Again, the problem of ordinary people and pro-consumer organizations being outmatched in court isn’t going to be solved by treating use of the legal process as illegitimate. The idea in her scheme that struck me as the most promising was the idea of an Office of the Public Advocate. If I were in charge, I’d throw tons of money at it, including for litigation.

The Practical Flaws in Warren’s Approach

Since this post is already long, we’ll address these issues briefly. The IRS is a weak agency that loses cases against corporate American all the time. A colleague recently confirmed that take with an insider story on enforcement matters. The short version is that the IRS was unable even to pursue issues only of moderate complexity. The problem isn’t just expertise but apparently also poor internal communication and coordination.

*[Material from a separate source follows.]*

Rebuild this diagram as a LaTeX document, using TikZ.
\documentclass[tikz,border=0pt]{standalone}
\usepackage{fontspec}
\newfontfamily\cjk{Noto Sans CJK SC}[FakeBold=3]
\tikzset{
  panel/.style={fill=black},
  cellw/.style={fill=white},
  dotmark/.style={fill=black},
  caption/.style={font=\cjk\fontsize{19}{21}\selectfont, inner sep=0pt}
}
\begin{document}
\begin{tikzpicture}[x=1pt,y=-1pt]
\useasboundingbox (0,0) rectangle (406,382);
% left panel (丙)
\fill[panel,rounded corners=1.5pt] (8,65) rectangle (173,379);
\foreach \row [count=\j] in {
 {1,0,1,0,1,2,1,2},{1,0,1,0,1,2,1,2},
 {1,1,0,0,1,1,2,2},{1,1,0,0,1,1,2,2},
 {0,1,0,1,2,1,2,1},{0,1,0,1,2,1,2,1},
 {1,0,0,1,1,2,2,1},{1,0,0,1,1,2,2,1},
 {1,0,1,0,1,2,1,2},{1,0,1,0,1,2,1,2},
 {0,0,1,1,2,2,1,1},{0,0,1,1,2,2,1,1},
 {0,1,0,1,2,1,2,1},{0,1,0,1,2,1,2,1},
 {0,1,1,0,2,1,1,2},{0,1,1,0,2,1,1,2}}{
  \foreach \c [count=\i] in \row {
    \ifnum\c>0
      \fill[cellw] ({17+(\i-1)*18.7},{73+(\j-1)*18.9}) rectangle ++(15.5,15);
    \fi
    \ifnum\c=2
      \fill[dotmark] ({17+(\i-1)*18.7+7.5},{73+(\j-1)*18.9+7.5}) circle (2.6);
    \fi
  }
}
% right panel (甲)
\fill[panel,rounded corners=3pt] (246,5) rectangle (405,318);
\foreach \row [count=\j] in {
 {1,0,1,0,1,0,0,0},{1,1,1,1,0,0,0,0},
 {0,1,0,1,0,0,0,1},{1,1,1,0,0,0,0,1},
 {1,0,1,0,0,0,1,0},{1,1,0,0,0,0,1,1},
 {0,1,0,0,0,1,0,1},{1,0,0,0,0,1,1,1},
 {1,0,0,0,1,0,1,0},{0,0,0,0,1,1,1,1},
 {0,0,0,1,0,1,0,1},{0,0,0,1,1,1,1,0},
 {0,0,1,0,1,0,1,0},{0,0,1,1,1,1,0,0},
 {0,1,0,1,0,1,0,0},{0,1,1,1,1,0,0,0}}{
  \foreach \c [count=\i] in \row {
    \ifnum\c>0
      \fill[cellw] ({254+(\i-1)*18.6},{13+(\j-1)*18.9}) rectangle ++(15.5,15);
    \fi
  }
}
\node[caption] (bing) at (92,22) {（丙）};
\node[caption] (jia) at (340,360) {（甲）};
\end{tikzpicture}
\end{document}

Tax avoidance is completely legal. If you don’t think some of the targets of Warren’s tax would find ways to restructure their operations so as to greatly reduce their tax burdens, I have a bridge I’d like to sell you. And they’d probably do it not so much to reduce taxes (“We need more donations due to meanie Warren” would be a powerful fundraising cry and a lot of the heavyweight groups and big corporations that lobby directly wouldn’t miss a stride) as to avoid funding her anti-lobbying initiatives.

And who would be least able to reorganize their lives to reduce the tax hit? The smaller public advocates, natch.

* * *

It could be that I’ve simply hit upon two of Warren’s weakest plans. But I have a sneaking suspicion not. A contact who is an expert on political spending gave a big thumbs down to her campaign reform proposal. The spectacle of Warren, whose Congressional staffers would regularly turn out pointed, well-argued, very well supported requests for information from officials that showed her to be operating way way above legislative norms, publishing plans that score high on formatting and saber rattling and low on policy plumbing is a bad sign.

The most charitable interpretation is that Warren has weak people on this part of her campaign and either doesn’t know or doesn’t care. But Warren historically has also show herself to be an accomplished administrator. Is she more over her head than the press has figured out?